Artificial intelligence (AI) stocks were hot in recent years, but that began to change in 2026. Wall Street's "Great Rotation" away from the technology sector this year resulted in plunging share prices. The tech-heavy Nasdaq Composite was particularly affected, entering correction territory in the first quarter.
The shift in sentiment was caused by a number of concerns, including massive capital expenditures by the likes of Microsoft (MSFT +4.15%). But according to Morningstar, "This AI stock currently looks 38% undervalued relative to our $600 fair value estimate."
Indeed, Morningstar's view that Microsoft is undervalued rings true. Here are the factors that make the tech veteran a compelling growth stock to buy now and hold for the long term.

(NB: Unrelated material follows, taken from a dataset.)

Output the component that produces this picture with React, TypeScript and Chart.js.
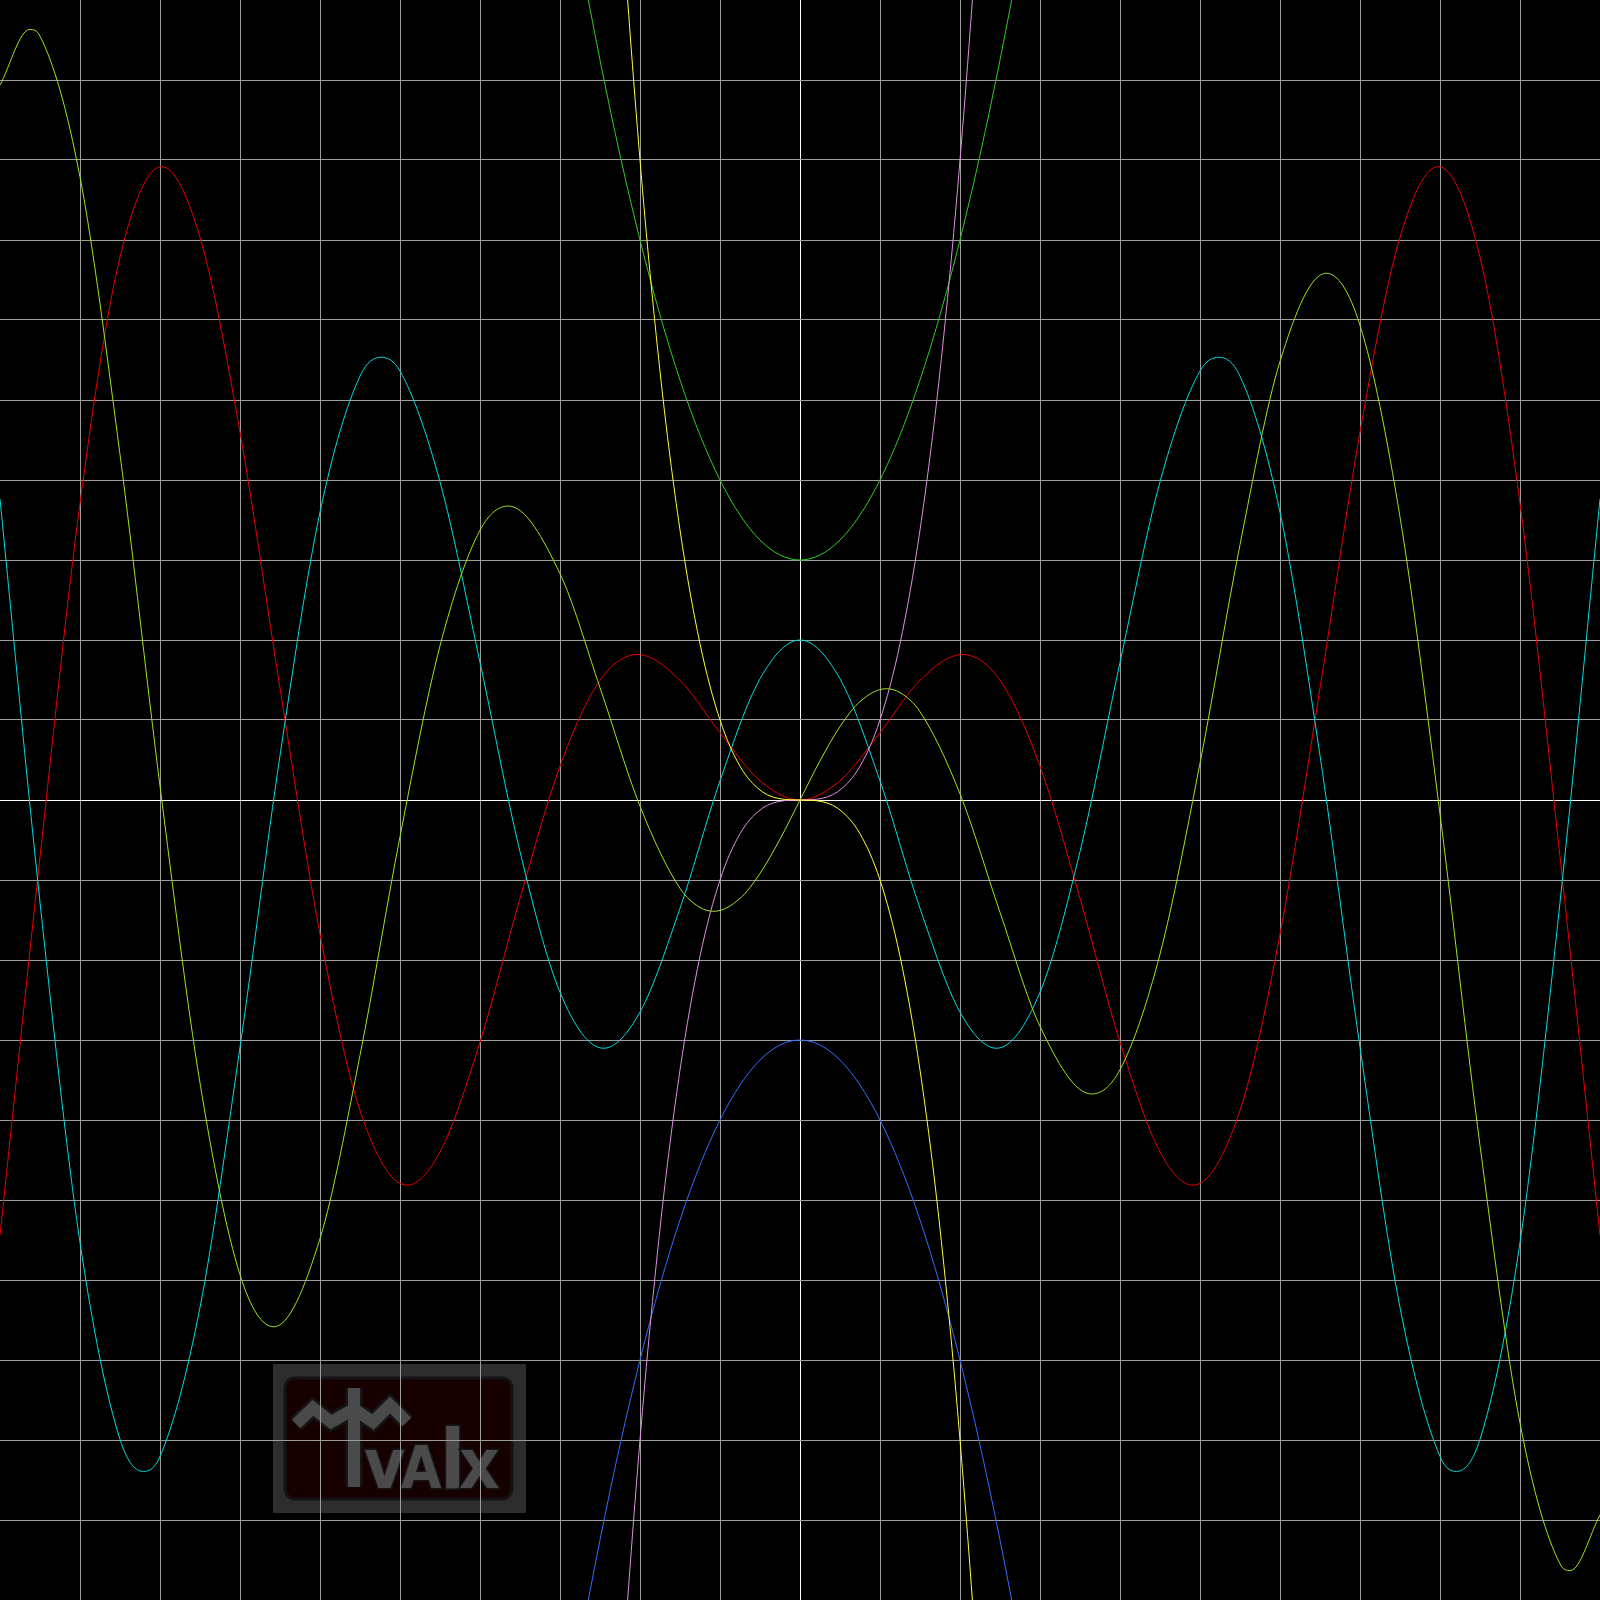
import React, { useEffect, useRef } from 'react';
import { Chart, registerables } from 'chart.js';

Chart.register(...registerables);

// red curve (x positions in units, values in units)
const RED_X = [
  -10, -9.5, -9, -8.5, -7.979, -7.5, -7, -6.5, -6, -5.5, -4.913, -4.5, -4, -3.5, -3, -2.5, -2.029, -1.5, -1, -0.5,
  0, 0.5, 1, 1.5, 2.029, 2.5, 3, 3.5, 4, 4.5, 4.913, 5.5, 6, 6.5, 7, 7.5, 7.979, 8.5, 9, 9.5, 10,
];
const RED_Y = [
  -5.44, -0.714, 3.709, 6.787, 7.917, 7.035, 4.599, 1.398, -1.676, -3.88, -4.815, -4.399, -3.027, -1.228, 0.423,
  1.496, 1.819, 1.496, 0.841, 0.24, 0, 0.24, 0.841, 1.496, 1.819, 1.496, 0.423, -1.228, -3.027, -4.399, -4.815,
  -3.88, -1.676, 1.398, 4.599, 7.035, 7.917, 6.787, 3.709, -0.714, -5.44,
];

// cyan curve
const CYAN_X = [
  -10, -9.5, -9, -8.5, -8.205, -8, -7.5, -7, -6.5, -6, -5.5, -5.233, -5, -4.5, -4, -3.5, -3, -2.456, -2, -1.5, -1,
  -0.5, 0, 0.5, 1, 1.5, 2, 2.456, 3, 3.5, 4, 4.5, 5, 5.233, 5.5, 6, 6.5, 7, 7.5, 8, 8.205, 8.5, 9, 9.5, 10,
];
const CYAN_Y = [
  3.762, -1.28, -5.531, -7.991, -8.393, -8.206, -6.342, -3.091, 0.555, 3.597, 5.298, 5.534, 5.362, 3.977, 1.72,
  -0.645, -2.403, -3.103, -2.651, -1.355, 0.239, 1.515, 2, 1.515, 0.239, -1.355, -2.651, -3.103, -2.403, -0.645,
  1.72, 3.977, 5.362, 5.534, 5.298, 3.597, 0.555, -3.091, -6.342, -8.206, -8.393, -7.991, -5.531, -1.28, 3.762,
];

// yellow-green curve
const LIME_X = [
  -10, -9.63, -9.5, -9, -8.5, -8, -7.5, -7, -6.578, -6, -5.5, -5, -4.5, -4, -3.644, -3, -2.5, -2, -1.5, -1.25,
  -1.077, -0.75, -0.5, -0.25, 0, 0.25, 0.5, 0.75, 1.077, 1.25, 1.5, 2, 2.5, 3, 3.644, 4, 4.5, 5, 5.5, 6, 6.578, 7,
  7.5, 8, 8.5, 9, 9.5, 9.63, 10,
];
const LIME_Y = [
  8.935, 9.632, 9.548, 7.788, 4.319, 0.175, -3.538, -5.934, -6.585, -5.482, -3.192, -0.459, 1.926, 3.371, 3.675,
  2.829, 1.404, -0.077, -1.104, -1.343, -1.391, -1.23, -0.918, -0.49, 0, 0.49, 0.918, 1.23, 1.391, 1.343, 1.104,
  0.077, -1.404, -2.829, -3.675, -3.371, -1.926, 0.459, 3.192, 5.482, 6.585, 5.934, 3.538, -0.175, -4.319, -7.788,
  -9.548, -9.632, -8.935,
];

// the two steep curves through the origin
const STEEP_X = [
  -2.5, -2.25, -2, -1.75, -1.5, -1.25, -1, -0.75, -0.5, -0.25, 0, 0.25, 0.5, 0.75, 1, 1.25, 1.5, 1.75, 2, 2.25, 2.5,
];
const PINK_Y = [
  -15.625, -11.391, -8, -5.359, -3.375, -1.953, -1, -0.422, -0.125, -0.016, 0, 0.016, 0.125, 0.422, 1, 1.953, 3.375,
  5.359, 8, 11.391, 15.625,
];
const YELLOW_Y = [
  15.625, 11.391, 8, 5.359, 3.375, 1.953, 1, 0.422, 0.125, 0.016, 0, -0.016, -0.125, -0.422, -1, -1.953, -3.375,
  -5.359, -8, -11.391, -15.625,
];

// the two parabolas
const PARA_X = [-3.5, -3, -2.5, -2, -1.5, -1, -0.5, 0, 0.5, 1, 1.5, 2, 2.5, 3, 3.5];
const GREEN_Y = [15.25, 12, 9.25, 7, 5.25, 4, 3.25, 3, 3.25, 4, 5.25, 7, 9.25, 12, 15.25];
const BLUE_Y = [-15.25, -12, -9.25, -7, -5.25, -4, -3.25, -3, -3.25, -4, -5.25, -7, -9.25, -12, -15.25];

const AXIS_MIN = -10;
const AXIS_MAX = 10;

const GRID = '#9c9c9c';
const AXIS = '#ffffff';

function pts(xs: number[], ys: number[]) {
  return xs.map((x, i) => ({ x, y: ys[i] }));
}

const backgroundPlugin = {
  id: 'bgWatermark',
  beforeDraw(chart: any) {
    const ctx = chart.ctx as CanvasRenderingContext2D;
    ctx.save();
    ctx.fillStyle = '#000000';
    ctx.fillRect(0, 0, chart.width, chart.height);

    // watermark
    ctx.fillStyle = '#2d2d2d';
    ctx.fillRect(273, 1364, 253, 149);
    ctx.beginPath();
    ctx.roundRect(285, 1378, 227, 121, 10);
    ctx.fillStyle = '#170000';
    ctx.fill();
    ctx.lineWidth = 3;
    ctx.strokeStyle = '#141414';
    ctx.stroke();

    const logo = '#4a4a4a';
    const edge = '#151515';
    const zig: [number, number][] = [
      [296, 1424], [313, 1408], [331, 1422], [354, 1409], [373, 1422], [390, 1405], [407, 1422],
    ];
    ctx.lineJoin = 'miter';
    ctx.lineCap = 'butt';
    for (const [w, c] of [[17, edge], [12, logo]] as [number, string][]) {
      ctx.beginPath();
      zig.forEach(([x, y], i) => (i ? ctx.lineTo(x, y) : ctx.moveTo(x, y)));
      ctx.lineWidth = w;
      ctx.strokeStyle = c;
      ctx.stroke();
      ctx.beginPath();
      ctx.moveTo(354, 1388);
      ctx.lineTo(354, 1487);
      ctx.stroke();
    }

    ctx.textBaseline = 'alphabetic';
    ctx.lineWidth = 3;
    ctx.strokeStyle = edge;
    ctx.fillStyle = logo;
    const letters: [string, number, number][] = [
      ['v', 364, 70],
      ['A', 401, 58],
      ['l', 440, 82],
      ['x', 459, 70],
    ];
    for (const [ch, x, size] of letters) {
      ctx.font = `bold ${size}px "DejaVu Sans Condensed", "DejaVu Sans", sans-serif`;
      ctx.strokeText(ch, x, 1488);
      ctx.fillText(ch, x, 1488);
    }
    ctx.restore();
  },
};

function gridColor(c: any) {
  const v = c.tick ? c.tick.value : NaN;
  if (v === 0) return AXIS;
  if (Math.abs(v) === AXIS_MAX) return 'rgba(0,0,0,0)';
  return GRID;
}

const scaleBase = {
  type: 'linear' as const,
  min: AXIS_MIN,
  max: AXIS_MAX,
  ticks: { display: false, stepSize: 1, maxTicksLimit: 100 },
  grid: { color: gridColor, lineWidth: 1, drawTicks: false },
  border: { display: false },
};

export default function App() {
  const ref = useRef<HTMLCanvasElement>(null);
  useEffect(() => {
    document.body.style.margin = '0';
    document.body.style.background = '#000';
    const line = (label: string, xs: number[], ys: number[], color: string) => ({
      label,
      data: pts(xs, ys),
      borderColor: color,
      backgroundColor: color,
      borderWidth: 1,
      pointRadius: 0,
      showLine: true,
      fill: false,
      cubicInterpolationMode: 'monotone' as const,
      tension: 0.4,
    });
    const chart = new Chart(ref.current!, {
      type: 'scatter',
      data: {
        datasets: [
          line('yellow', STEEP_X, YELLOW_Y, '#ffff33'),
          line('pink', STEEP_X, PINK_Y, '#e090e0'),
          line('blue', PARA_X, BLUE_Y, '#2f6cff'),
          line('green', PARA_X, GREEN_Y, '#2ccc22'),
          line('lime', LIME_X, LIME_Y, '#9ce61c'),
          line('cyan', CYAN_X, CYAN_Y, '#00dde0'),
          line('red', RED_X, RED_Y, '#e60000'),
        ],
      },
      options: {
        responsive: false,
        animation: false,
        devicePixelRatio: 1,
        layout: { padding: 0 },
        elements: { line: { capBezierPoints: false } },
        plugins: { legend: { display: false }, tooltip: { enabled: false } },
        events: [],
        scales: { x: { ...scaleBase }, y: { ...scaleBase } },
      },
      plugins: [backgroundPlugin],
    });
    return () => chart.destroy();
  }, []);
  return (
    <div style={{ position: 'absolute', left: 0, top: 0, width: 1600, height: 1600, background: '#000' }}>
      <canvas ref={ref} width={1600} height={1600} style={{ display: 'block', width: 1600, height: 1600 }} />
    </div>
  );
}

Image source: Getty Images.
Microsoft's capex costs make sense
Microsoft shares sank over 10% this year through April 21, and hit a 52-week low of $356.28 on March 30. Wall Street punished the tech giant for capital expenditures (capex) of $37.5 billion in its fiscal second quarter ended Dec. 31, which was a jaw-dropping 66% year-over-year increase.
Concerns over that enormous capex jump are understandable, especially since ChatGPT creator OpenAI accounts for 45% of Microsoft's remaining performance obligations (RPO). The dependence on one customer for such a significant amount of RPO is a valid worry, but as a leader in artificial intelligence, OpenAI is growing at an unprecedented pace. It was generating $1 billion per quarter at the end of 2024, and now that's up to $2 billion per month.
The once-in-a-generation opportunity presented by AI justifies Microsoft's capex. In the race to be an AI leader, the company is in an enviable position. To remain there, it needs to build up its infrastructure.
The company is the world's second-largest cloud computing provider behind Amazon. However, its cloud infrastructure was assembled using tech that's no longer sufficient for the advanced capabilities required of AI systems, necessitating the capex spending to perform required upgrades.

NASDAQ: MSFT
Key Data Points
Why Microsoft stock is a buy
The infrastructure investment is already paying off. Microsoft's fiscal Q2 revenue rose 17% year over year to $81.3 billion as its cloud division sales grew 29% to $32.9 billion. Its gross margin also increased 16% year over year, contributing to net income jumping 60% to $38.5 billion.
These results are excellent and likely to strengthen, since the AI sector is still in growth mode. Industry forecasts project the AI market will reach $335 billion this year, climbing to $1.3 trillion by 2032, providing Microsoft with a tailwind for years.
Given the company's business performance, Wall Street's reaction to its capex spending looks overblown, considering the tech titan's share price valuation plunged to a multiyear low. This is evident in its price-to-earnings ratio.
Data by YCharts.
As the chart shows, investors are starting to recognize Microsoft is undervalued, causing its earnings multiple to edge upward of late. However, it's still below where it's been for the past couple of years, so the opportunity to pick up shares at an attractive valuation remains.